Audiobook Samples!

Here are two chapters from the in-progress audiobook. As you’ll hear, the disparate voices used in the writing of the first two books are reflected in the reading. Let me know what you think about the direction we’re taking this.

Wool 1, Chapter 2:

Wool 2, Chapter 1:


20 responses to “Audiobook Samples!”

  1. Great choice Hugh! I really like the reading style in the first selection. I prefer the neutral voice when no dialog is present. Both though are fantastic. Can’t wait for these to come out.

    On a separate note, I just saw the new image pictured on your website’s changing title bar. I really dig the aged sensor tower with the worn and destroyed world portrayed in Tabor’s book cover art. Very nice!

    1. Thanks, Paul. Thanks, Tim. Appreciate the feedback.

      And yeah, that new banner image was a gift from the talented Mike Tabor. Glad you noticed it pop up there. :)

  2. Clean recordings and talented narrators. Great work!

  3. Perfect… Really. I was a little worried about the first book but now… Not so much…

  4. I just knew she’d do a good job with multiple voices.

  5. I guess I’m the lone dissenter. I did not care for her reading of Holston – it feels forced and affected to me. :-( I would not be able to lose myself in the story, as I would be too aware of the narration. I like her southern accent for Jahns, and that reading has more life to it. Would love to hear how Jules sounds.

  6. It took just a few moments to settle in with each of the voices. Excellent work.

  7. Oh, and Marnes. She sounds great on that voice, too, and the interplay of Jahns and Marnes really works.
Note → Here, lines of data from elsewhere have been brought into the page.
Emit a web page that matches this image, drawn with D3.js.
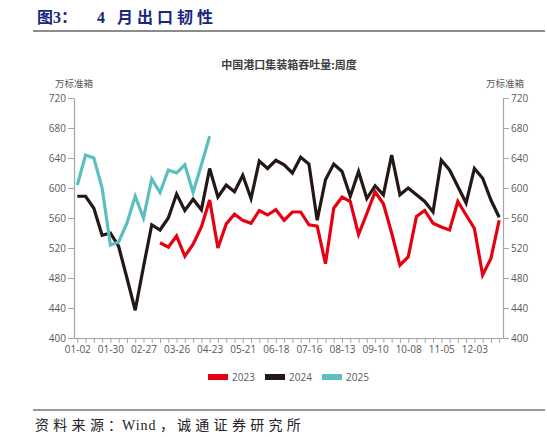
<!DOCTYPE html>
<html>
<head>
<meta charset="utf-8">
<script src="https://cdn.jsdelivr.net/npm/d3@7"></script>
<style>
  html, body { margin: 0; padding: 0; background: #fff; }
  svg { display: block; }
  .axis text { font-family: "Open Sans", "Noto Sans CJK SC", sans-serif; font-size: 10px; fill: #595959; }
  .axis path, .axis line { stroke: #a6a6a6; }
</style>
</head>
<body>
<svg id="chart" width="547" height="437"></svg>
<script>
// weekly categories (2024 calendar, as on the source axis)
const weeks = [
  '01-02', '01-09', '01-16', '01-23', '01-30', '02-06', '02-13', '02-20', '02-27',
  '03-05', '03-12', '03-19', '03-26', '04-02', '04-09', '04-16', '04-23', '04-30',
  '05-07', '05-14', '05-21', '05-28', '06-04', '06-11', '06-18', '06-25', '07-02',
  '07-09', '07-16', '07-23', '07-30', '08-06', '08-13', '08-20', '08-27', '09-03',
  '09-10', '09-17', '09-24', '10-01', '10-08', '10-15', '10-22', '10-29', '11-05',
  '11-12', '11-19', '11-26', '12-03', '12-10', '12-17', '12-24'
];

// 万标准箱
const y2023 = [
  null, null, null, null, null, null, null, null, null, null,
  527, 521, 536, 509, 525, 548, 584, 520, 552, 565,
  557, 553, 570, 564, 571, 557, 568, 568, 551, 549,
  499, 573, 588, 582, 538, 566, 595, 579, 540, 497,
  508, 562, 570, 553, 548, 544, 582, 564, 546, 484,
  506, 557
];
const y2024 = [
  589, 589, 573, 537, 540, 522, 480, 437, 495, 551,
  544, 560, 592, 570, 585, 571, 626, 588, 604, 595,
  617, 586, 636, 626, 637, 631, 620, 641, 632, 557,
  611, 632, 622, 589, 622, 586, 603, 591, 644, 591,
  600, 591, 582, 568, 637, 624, 602, 580, 626, 613,
  584, 561
];
const y2025 = [
  604, 644, 640, 600, 524, 528, 553, 589, 560, 612,
  594, 624, 620, 631, 594, 631, 669
];

const yTicks = [400, 440, 480, 520, 560, 600, 640, 680, 720];

const seriesList = [
  { name: '2023', values: y2023, color: '#e60012' },
  { name: '2024', values: y2024, color: '#231815' },
  { name: '2025', values: y2025, color: '#5cbfbf' }
];

const svg = d3.select('#chart');

// page header: "图3：" then a spaced-out caption
const header = svg.append('text')
    .attr('y', 23)
    .attr('font-family', '"Liberation Serif", "Noto Sans CJK SC", serif')
    .attr('font-weight', 'bold')
    .attr('font-size', 16)
    .attr('fill', '#1b2580');
header.append('tspan').attr('x', 37).text('图3：');
header.append('tspan').attr('x', 97).attr('letter-spacing', 4).text('4 月出口韧性');

svg.append('line')
    .attr('x1', 33).attr('x2', 545).attr('y1', 31).attr('y2', 31)
    .attr('stroke', '#666').attr('stroke-width', 1.6);

// plot area
const plotLeft = 74, plotRight = 503, plotTop = 98, plotBottom = 338;

const x = d3.scalePoint()
    .domain(weeks)
    .range([77.3, 499.2]);

const y = d3.scaleLinear()
    .domain([400, 720])
    .range([plotBottom, plotTop]);

// chart title + units
svg.append('text')
    .attr('x', 289).attr('y', 69)
    .attr('text-anchor', 'middle')
    .attr('font-family', '"Noto Sans CJK SC", sans-serif')
    .attr('font-weight', 'bold')
    .attr('font-size', 11)
    .attr('fill', '#404040')
    .text('中国港口集装箱吞吐量:周度');

[74, 505].forEach(cx => {
    svg.append('text')
        .attr('x', cx).attr('y', 87)
        .attr('text-anchor', 'middle')
        .attr('font-family', '"Noto Sans CJK SC", sans-serif')
        .attr('font-size', 9.5)
        .attr('fill', '#595959')
        .text('万标准箱');
});

// y axes
const gLeft = svg.append('g')
    .attr('class', 'axis')
    .attr('transform', `translate(${plotLeft},0)`)
    .call(d3.axisLeft(y).tickValues(yTicks).tickSize(6).tickPadding(2).tickSizeOuter(0));

const gRight = svg.append('g')
    .attr('class', 'axis')
    .attr('transform', `translate(${plotRight},0)`)
    .call(d3.axisRight(y).tickValues(yTicks).tickSize(6).tickPadding(2).tickSizeOuter(0));

// x axis
const gBottom = svg.append('g')
    .attr('class', 'axis')
    .attr('transform', `translate(0,${plotBottom})`)
    .call(d3.axisBottom(x)
        .tickSize(5)
        .tickPadding(3)
        .tickSizeOuter(0)
        .tickFormat((d, i) => (i % 4 === 0 ? d : '')));

// stretch the baseline across both y axes
gBottom.select('.domain').attr('d', `M${plotLeft},0.5H${plotRight}`);

[gLeft, gRight, gBottom].forEach(g => g.selectAll('.domain').attr('stroke-width', 1.2));

// series lines
const line = d3.line()
    .defined(d => d.v != null)
    .x(d => x(d.week))
    .y(d => y(d.v));

seriesList.forEach(s => {
    const pts = s.values.map((v, i) => ({ week: weeks[i], v }));
    svg.append('path')
        .datum(pts)
        .attr('fill', 'none')
        .attr('stroke', s.color)
        .attr('stroke-width', 3.2)
        .attr('stroke-linejoin', 'miter')
        .attr('d', line);
});

// legend
const legendX = [208, 265, 322];
seriesList.forEach((s, i) => {
    const g = svg.append('g').attr('transform', `translate(${legendX[i]},377)`);
    g.append('rect')
        .attr('x', 0).attr('y', -3)
        .attr('width', 20).attr('height', 6)
        .attr('fill', s.color);
    g.append('text')
        .attr('x', 24).attr('y', 3.5)
        .attr('font-family', '"Open Sans", sans-serif')
        .attr('font-size', 10)
        .attr('fill', '#595959')
        .text(s.name);
});

// footer
svg.append('line')
    .attr('x1', 33).attr('x2', 545).attr('y1', 410).attr('y2', 410)
    .attr('stroke', '#333').attr('stroke-width', 1.2);
const source = svg.append('text')
    .attr('y', 430)
    .attr('font-family', '"Liberation Serif", "Noto Sans CJK SC", serif')
    .attr('font-size', 14)
    .attr('fill', '#222');
source.append('tspan').attr('x', 35).attr('letter-spacing', 4.3).text('资料来源');
source.append('tspan').attr('x', 108).text('：');
source.append('tspan').attr('x', 122).attr('letter-spacing', 1).text('Wind');
source.append('tspan').attr('x', 160).text('，');
source.append('tspan').attr('x', 177).attr('letter-spacing', 4.3).text('诚通证券研究所');
</script>
</body>
</html>
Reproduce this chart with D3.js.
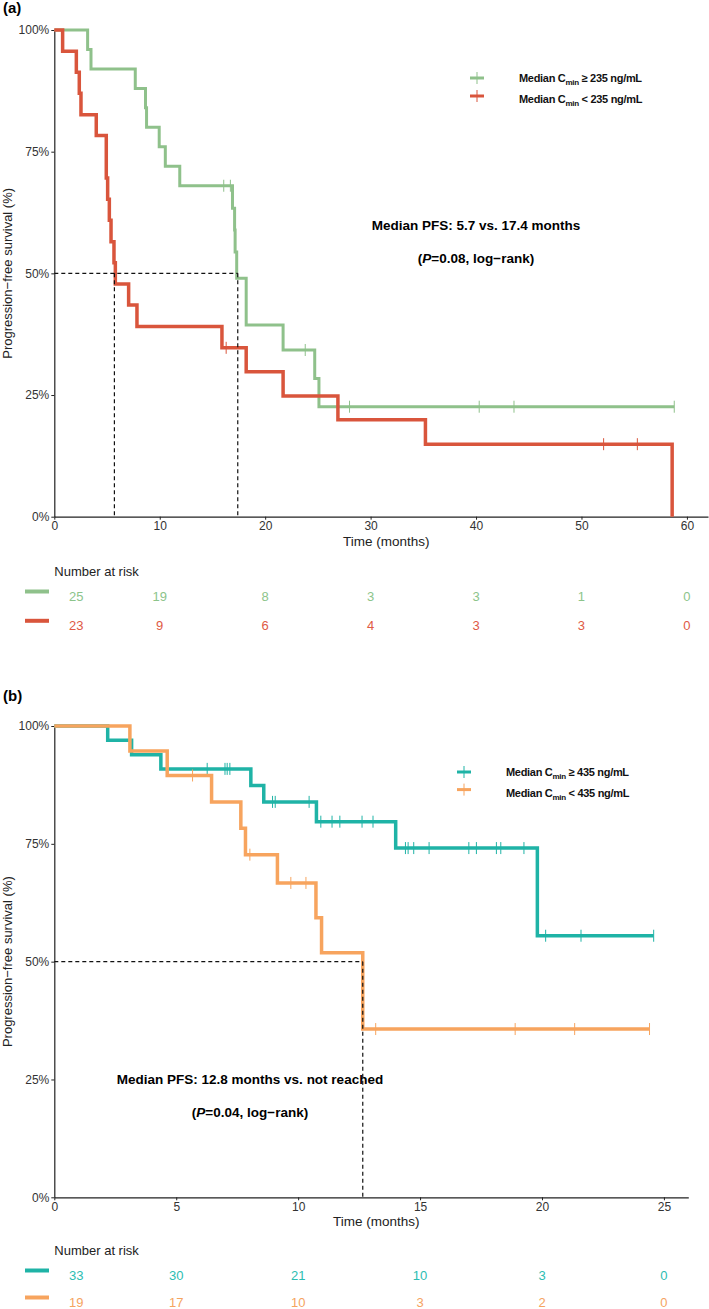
<!DOCTYPE html>
<html>
<head>
<meta charset="utf-8">
<script src="https://cdn.jsdelivr.net/npm/d3@7"></script>
<style>
  body{margin:0;background:#fff;}
  svg text{font-family:"Liberation Sans",Arial,sans-serif;}
</style>
</head>
<body>
<svg id="chart" width="709" height="1309"></svg>
<script>
// PANEL A : Cmin cut-off 235 ng/mL  ([time in months, survival])
const aHighSteps = [[0,1],[3.16,0.96],[3.48,0.92],[7.68,0.88],[8.65,0.84],[8.75,0.80],[9.95,0.76],[10.53,0.72],[11.9,0.68],
  [16.9,0.634],[17.1,0.589],[17.15,0.544],[17.3,0.49],[18.2,0.394],[21.7,0.3425],[24.7,0.284],[25.1,0.226]]
const aHighCensor = [16.07,16.7,23.8,28.0,40.3,43.6,58.8]
const aHighEnd = 58.8

const aLowSteps = [[0,1],[0.79,0.9565],[2.09,0.913],[2.37,0.87],[2.53,0.826],[3.98,0.783],[4.93,0.696],[5.06,0.652],[5.22,0.609],
  [5.38,0.565],[5.66,0.522],[5.79,0.478],[7.05,0.435],[7.84,0.391],[15.9,0.347],[18.2,0.298],[21.7,0.248],[26.9,0.199],[35.2,0.149],[58.6,0]]
const aLowCensor = [16.3,52.1,55.3]
const aLowEnd = 58.6

const aMedians = [5.7,17.4]
const aRiskTimes = [0,10,20,30,40,50,60]
const aHighRisk = [25,19,8,3,3,1,0]
const aLowRisk = [23,9,6,4,3,3,0]

// PANEL B : Cmin cut-off 435 ng/mL
const bHighSteps = [[0,1],[2.19,0.97],[3.17,0.939],[4.37,0.909],[8.06,0.874],[8.59,0.839],[10.75,0.797],[14.0,0.741],[19.81,0.555]]
const bHighCensor = [6.27,7.0,7.09,7.2,8.95,9.06,10.45,10.93,11.39,11.71,12.62,13.07,14.4,14.51,14.74,15.37,17.0,17.31,18.13,18.31,19.26,20.15,21.6,24.58]
const bHighEnd = 24.58

const bLowSteps = [[0,1],[3.1,0.947],[4.63,0.895],[6.45,0.839],[7.65,0.783],[7.84,0.727],[9.15,0.667],[10.73,0.593],[10.96,0.519],[12.65,0.357]]
const bLowCensor = [5.67,8.02,9.7,10.32,13.18,18.9,21.34,24.41]
const bLowEnd = 24.41

const bMedians = [12.65]
const bRiskTimes = [0,5,10,15,20,25]
const bHighRisk = [33,30,21,10,3,0]
const bLowRisk = [19,17,10,3,2,0]

const yTicks = [0,0.25,0.5,0.75,1]

const svg = d3.select('#chart')

function survAt(steps, t){
  let s = steps[0][1]
  steps.forEach(d=>{ if(d[0] <= t) s = d[1] })
  return s
}

function drawPanel(cfg){
  const g = svg.append('g')

  const x = d3.scaleLinear().domain([0,cfg.xMax]).range([54.3,cfg.right])
  const y = d3.scaleLinear().domain([0,1]).range([cfg.bottom,cfg.top])

  // PANEL LETTER
  g.append('text')
    .attr('x',3).attr('y',cfg.letterY)
    .style('font-size','15px').style('font-weight','bold')
    .text(cfg.letter)

  // AXES
  const xAxis = g.append('g')
    .attr('transform','translate(0,'+cfg.bottom+')')
    .call(d3.axisBottom(x).tickValues(cfg.riskTimes).tickSize(3).tickSizeOuter(0).tickPadding(2))
  const yAxis = g.append('g')
    .attr('transform','translate('+x(0)+',0)')
    .call(d3.axisLeft(y).tickValues(yTicks).tickFormat(d3.format('.0%')).tickSize(3).tickSizeOuter(0).tickPadding(2))
  ;[xAxis,yAxis].forEach(a=>{
    a.style('color','#222')
    a.selectAll('text').style('font-size','12px').style('fill','#333')
    a.select('.domain').style('stroke-width',1.2)
  })

  g.append('text')
    .attr('transform','translate(12,'+y(0.5)+') rotate(-90)')
    .attr('text-anchor','middle')
    .style('font-size','13px').style('fill','#222')
    .text('Progression\u2212free survival (%)')

  g.append('text')
    .attr('x',(x(0)+cfg.right)/2+5).attr('y',cfg.bottom+29)
    .attr('text-anchor','middle')
    .style('font-size','13.5px').style('fill','#222')
    .text('Time (months)')

  // KM CURVES
  const line = d3.line().x(d=>x(d[0])).y(d=>y(d[1])).curve(d3.curveStepAfter)
  cfg.series.forEach(s=>{
    const pts = s.steps.concat([[s.end, s.steps[s.steps.length-1][1]]])
    g.append('path')
      .attr('d',line(pts))
      .style('fill','none').style('stroke',s.color).style('stroke-width',s.width)
    g.selectAll(null).data(s.censor).enter().append('line')
      .attr('x1',d=>x(d)).attr('x2',d=>x(d))
      .attr('y1',d=>y(survAt(s.steps,d))-6).attr('y2',d=>y(survAt(s.steps,d))+6)
      .style('stroke',s.color).style('stroke-width',1)
  })

  // MEDIAN GUIDES
  g.append('line')
    .attr('x1',x(0)).attr('x2',x(d3.max(cfg.medians)))
    .attr('y1',y(0.5)).attr('y2',y(0.5))
    .style('stroke','#111').style('stroke-width',1.2).style('stroke-dasharray','4,3')
  g.selectAll(null).data(cfg.medians).enter().append('line')
    .attr('x1',d=>x(d)).attr('x2',d=>x(d))
    .attr('y1',y(0.5)).attr('y2',y(0))
    .style('stroke','#111').style('stroke-width',1.2).style('stroke-dasharray','4,3')

  // ANNOTATION
  g.append('text')
    .attr('x',cfg.noteX).attr('y',cfg.noteY)
    .attr('text-anchor','middle')
    .style('font-size','13.5px').style('font-weight','bold')
    .text(cfg.note)
  const pText = g.append('text')
    .attr('x',cfg.noteX).attr('y',cfg.noteY+33)
    .attr('text-anchor','middle')
    .style('font-size','13.5px').style('font-weight','bold')
  pText.append('tspan').text('(')
  pText.append('tspan').style('font-style','italic').text('P')
  pText.append('tspan').text('='+cfg.pValue+', log\u2212rank)')

  // LEGEND
  cfg.series.forEach((s,i)=>{
    const ly = cfg.legendY + i*cfg.legendGap
    g.append('line')
      .attr('x1',cfg.legendX-7).attr('x2',cfg.legendX+7)
      .attr('y1',ly).attr('y2',ly)
      .style('stroke',s.color).style('stroke-width',3)
    g.append('line')
      .attr('x1',cfg.legendX).attr('x2',cfg.legendX)
      .attr('y1',ly-6).attr('y2',ly+6)
      .style('stroke',s.color).style('stroke-width',1)
    const t = g.append('text')
      .attr('x',cfg.legendX+42).attr('y',ly+4+i*3)
      .style('font-size','11px').style('font-weight','bold').style('fill','#111')
      .style('letter-spacing','-0.3px')
    t.append('tspan').text('Median C')
    t.append('tspan').attr('dy',3).style('font-size','8px').text('min')
    t.append('tspan').attr('dy',-3).text(s.label)
  })

  // NUMBER AT RISK
  g.append('text')
    .attr('x',x(0)).attr('y',cfg.riskY)
    .style('font-size','13px').style('fill','#222')
    .text('Number at risk')
  cfg.series.forEach((s,i)=>{
    const ry = cfg.riskY + 25 + i*cfg.riskGap
    g.append('line')
      .attr('x1',25).attr('x2',49)
      .attr('y1',ry-9.5).attr('y2',ry-9.5)
      .style('stroke',s.color).style('stroke-width',4)
    g.selectAll(null).data(s.risk).enter().append('text')
      .attr('x',(d,j)=> j===0 ? x(cfg.riskTimes[j])+22 : x(cfg.riskTimes[j]))
      .attr('y',ry)
      .attr('text-anchor','middle')
      .style('font-size','13px').style('fill',s.textColor)
      .text(d=>d)
  })
}

drawPanel({
  letter:'(a)', letterY:13, top:30, bottom:516.7, right:708, xMax:62,
  riskTimes:aRiskTimes, medians:aMedians,
  note:'Median PFS: 5.7 vs. 17.4 months', pValue:'0.08', noteX:476, noteY:230,
  legendX:477, legendY:78, legendGap:18,
  riskY:576, riskGap:29.3,
  series:[
    {steps:aHighSteps, censor:aHighCensor, end:aHighEnd, risk:aHighRisk, color:'#8fc18b', textColor:'#8cc48a', width:3,
     label:' \u2265 235 ng/mL'},
    {steps:aLowSteps, censor:aLowCensor, end:aLowEnd, risk:aLowRisk, color:'#d9553c', textColor:'#e05a45', width:3.5,
     label:' < 235 ng/mL'}
  ]
})

drawPanel({
  letter:'(b)', letterY:701, top:726, bottom:1197.3, right:688.3, xMax:26,
  riskTimes:bRiskTimes, medians:bMedians,
  note:'Median PFS: 12.8 months vs. not reached', pValue:'0.04', noteX:250, noteY:1084,
  legendX:464, legendY:772, legendGap:17.6,
  riskY:1255, riskGap:27,
  series:[
    {steps:bHighSteps, censor:bHighCensor, end:bHighEnd, risk:bHighRisk, color:'#1fb3a6', textColor:'#2dbdb2', width:3.5,
     label:' \u2265 435 ng/mL'},
    {steps:bLowSteps, censor:bLowCensor, end:bLowEnd, risk:bLowRisk, color:'#f7a45e', textColor:'#f5a45f', width:3.5,
     label:' < 435 ng/mL'}
  ]
})
</script>
</body>
</html>
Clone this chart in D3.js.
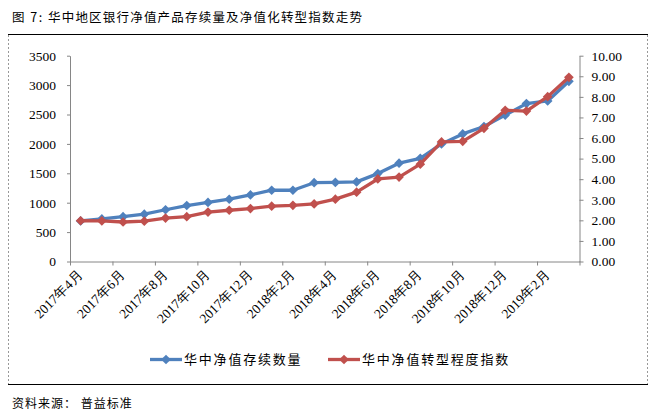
<!DOCTYPE html>
<html><head><meta charset="utf-8">
<script src="https://cdn.jsdelivr.net/npm/d3@7"></script>
<style>
body{margin:0;background:#fff;}
svg{display:block;}
</style></head>
<body><svg id="c" width="665" height="416"></svg>
<script>
const categories = ["2017年4月","2017年5月","2017年6月","2017年7月","2017年8月","2017年9月","2017年10月","2017年11月","2017年12月",
  "2018年1月","2018年2月","2018年3月","2018年4月","2018年5月","2018年6月","2018年7月","2018年8月","2018年9月","2018年10月","2018年11月","2018年12月",
  "2019年1月","2019年2月","2019年3月"];
const stockCount = [690,724,763,804,880,952,1005,1059,1133,1212,1212,1340,1345,1354,1495,1672,1755,2000,2170,2295,2490,2685,2730,3065];
const transIndex = [1.98,1.97,1.92,1.96,2.11,2.18,2.40,2.49,2.57,2.69,2.73,2.80,3.03,3.37,4.01,4.10,4.73,5.81,5.84,6.47,7.35,7.31,8.01,8.95];
const leftTicks = [0,500,1000,1500,2000,2500,3000,3500];
const rightTicks = [0,1,2,3,4,5,6,7,8,9,10];
const seriesNames = ["华中净值存续数量","华中净值转型程度指数"];
const titlePrefix = "图 7:";
const title = "华中地区银行净值产品存续量及净值化转型指数走势";
const source = "资料来源： 普益标准";

const svg = d3.select("#c");
const blue = "#4F81BD", red = "#C0504D", axisCol = "#868686";
const numFont = "'Liberation Serif','Times New Roman',serif";
const cjkFont = "'Noto Sans CJK SC','Noto Sans CJK JP',sans-serif";

// frame
svg.append("line").attr("x1",8).attr("x2",648).attr("y1",34.5).attr("y2",34.5).attr("stroke","#000").attr("stroke-width",1);
svg.append("line").attr("x1",8).attr("x2",648).attr("y1",384.5).attr("y2",384.5).attr("stroke","#000").attr("stroke-width",1);
[8.5,647.5].forEach(x=>svg.append("line").attr("x1",x).attr("x2",x).attr("y1",35).attr("y2",384)
  .attr("stroke","#999").attr("stroke-dasharray","2,2").attr("stroke-width",1));

const t = svg.append("text").attr("y",22).attr("font-family",cjkFont).attr("font-size",12.5).attr("fill","#000");
t.append("tspan").attr("x",12).attr("letter-spacing",1.5).text(titlePrefix);
t.append("tspan").attr("x",48).attr("letter-spacing",1.2).text(title);
svg.append("text").attr("x",12).attr("y",408).attr("font-family",cjkFont).attr("font-size",12)
  .attr("letter-spacing",1).attr("fill","#000").text(source);

const x0 = 70, x1 = 579.5, yBottom = 261.5, yTop = 55.7;
const x = d3.scaleBand().domain(categories).range([x0,x1]).padding(0);
const xIdx = d3.scaleLinear().domain([0,categories.length]).range([x0,x1]);
const yL = d3.scaleLinear().domain([0,3500]).range([yBottom,yTop]);
const yR = d3.scaleLinear().domain([0,10]).range([yBottom,yTop]);

function styleAxis(g){
  g.select(".domain").attr("stroke",axisCol);
  g.selectAll(".tick line").attr("stroke",axisCol);
  g.selectAll(".tick text").attr("font-family",numFont).attr("font-size",13.5).attr("fill","#000");
}
const gL = svg.append("g").attr("transform",`translate(${x0},0)`)
  .call(d3.axisLeft(yL).tickValues(leftTicks).tickSize(3).tickSizeOuter(0).tickPadding(11).tickFormat(d3.format("d")));
styleAxis(gL);
const gR = svg.append("g").attr("transform",`translate(${x1},0)`)
  .call(d3.axisRight(yR).tickValues(rightTicks).tickSize(4).tickSizeOuter(0).tickPadding(8).tickFormat(d3.format(".2f")));
styleAxis(gR);
const gX = svg.append("g").attr("transform",`translate(0,${yBottom})`)
  .call(d3.axisBottom(xIdx).tickValues(d3.range(0,categories.length+1,2)).tickSize(4).tickSizeOuter(0).tickFormat(""));
styleAxis(gX);

// rotated category labels every 2 months
svg.append("g").selectAll("text").data(categories.filter((d,i)=>i%2===0)).join("text")
  .attr("transform",d=>`translate(${x(d)+x.bandwidth()/2+3},${yBottom+14}) rotate(-45)`)
  .attr("text-anchor","end").attr("font-family",numFont).attr("font-size",13.5).attr("fill","#000")
  .text(d=>d);

const diamond = d3.symbol().type(d3.symbolDiamond2).size(60);
function drawSeries(vals, yS, col){
  const line = d3.line().x((d,i)=>x(categories[i])+x.bandwidth()/2).y(d=>yS(d));
  svg.append("path").datum(vals).attr("d",line).attr("fill","none").attr("stroke",col)
    .attr("stroke-width",3.3).attr("stroke-linejoin","round");
  svg.append("g").selectAll("path").data(vals).join("path")
    .attr("transform",(d,i)=>`translate(${x(categories[i])+x.bandwidth()/2},${yS(d)})`)
    .attr("d",diamond).attr("fill",col);
}
drawSeries(stockCount, yL, blue);
drawSeries(transIndex, yR, red);

// legend
const legend = [{n:seriesNames[0],c:blue,x:150},{n:seriesNames[1],c:red,x:328}];
legend.forEach(l=>{
  svg.append("line").attr("x1",l.x).attr("x2",l.x+32).attr("y1",359.5).attr("y2",359.5).attr("stroke",l.c).attr("stroke-width",3.3);
  svg.append("path").attr("transform",`translate(${l.x+16},359.5)`).attr("d",diamond).attr("fill",l.c);
  svg.append("text").attr("x",l.x+34).attr("y",364).attr("font-family",cjkFont).attr("font-size",13)
    .attr("letter-spacing",1.8).attr("fill","#000").text(l.n);
});
</script></body></html>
  8. I liked everything for the most part! I do have to agree with Jill in regards to Holston (so Jill, you aren’t the lone dissenter). Jahns sounded just how I heard her in my head though I’m not entirely sure why she ended up southern, haha.

  9. Love them! I don’t usually do audio books (my focus needs more focus) but the reader does a great job giving the book that depressing feeling that I felt reading. I also love the southern drawl Jahns has. I imagine her looking like the old woman in Benjamin Button. Can’t wait to hear Jules.

  10. But…why would ANY of them have different accents if they were born in the silo? Wouldn’t everyone talk the same way?

    1. Jill: People born in the same city don’t always talk the same, and there are wild generational differences. It depends on how much you commingle, and in the silos . . . they generally don’t.

  11. Also, I love the new banner! Great Job Mike!

  12. Jillconn: its totally plausible that wherever the silo is located, it is comprised of primarily southern states. Maybe they all have accents.

  13. Completely off-topic (sorry), I have a question about a WOOL character name. My family and I frequently vacation at Smith Mountain Lake in Southern Virginia. Looking for other options, I started looking in NC and Tennessee. I saw your town Boone NC, and near it a lake called South Holston Lake. Is there any connection between these names, or do I have “Blue Car Syndrome” where I am now noticing everything that could possibly connect to WOOL?? If the latter, how do I make it stop?!

    1. No connection that I know of. There’s always the chance I heard something in passing, but I suspect I chose a name that sounded like “holster” for the sheriff. Pretty lame, eh?

  14. Love the narrator. I agree with others that I’d MUCH rather have a normal reading voice for most of the story (love the kind of downcast slower (but not too slow) pace) and then only accent the specific characters voices. I thought that the deputy voice was good – I pictured him southern. But I did not picture the mayor as southern and I was getting VERY distracted by the whole read having a southern accent. I’d prefer ALL of the books have the same narrator voice – close to the natural voice/just slightly slightly masculine voice I’ve heard the reader use – and ONLY give different voices when reading character’s thoughts or speech. I prefer narration to acting when listening to an audio book. If it becomes too affected, I get turned off and can’t focus on the story. I also think it is hard to carry an accent consistently through a story so just using it for the character’s dialogue makes more sense to me. Just my two cents.

  15. Mr. Howey? Hi…

    Let me just begin by thanking you…thank you thank you thank you so very much for heeding the call of the wild…to venture into that brain of your, ramble around and pull out these fantastically amazing stories. Thank you for sharing your imagination with us. I must say, it is a very tickling imagination.

    Now…*ahem*.. the audios…where are you with this? Seriously?…I’m on Wool 5 and I can get NOTHING done for having my nose stuck in my Kindle all day…Help me not to burn dinner and get some laundry done, huh sir?

    Thank you

    A fanatical fan.

    PS- if these are already in audio form, please be so kind as to point me in the right direction.

  16. Oh yeah, I like the reader in the first sample. I was going to lovingly suggest Julia Whelan.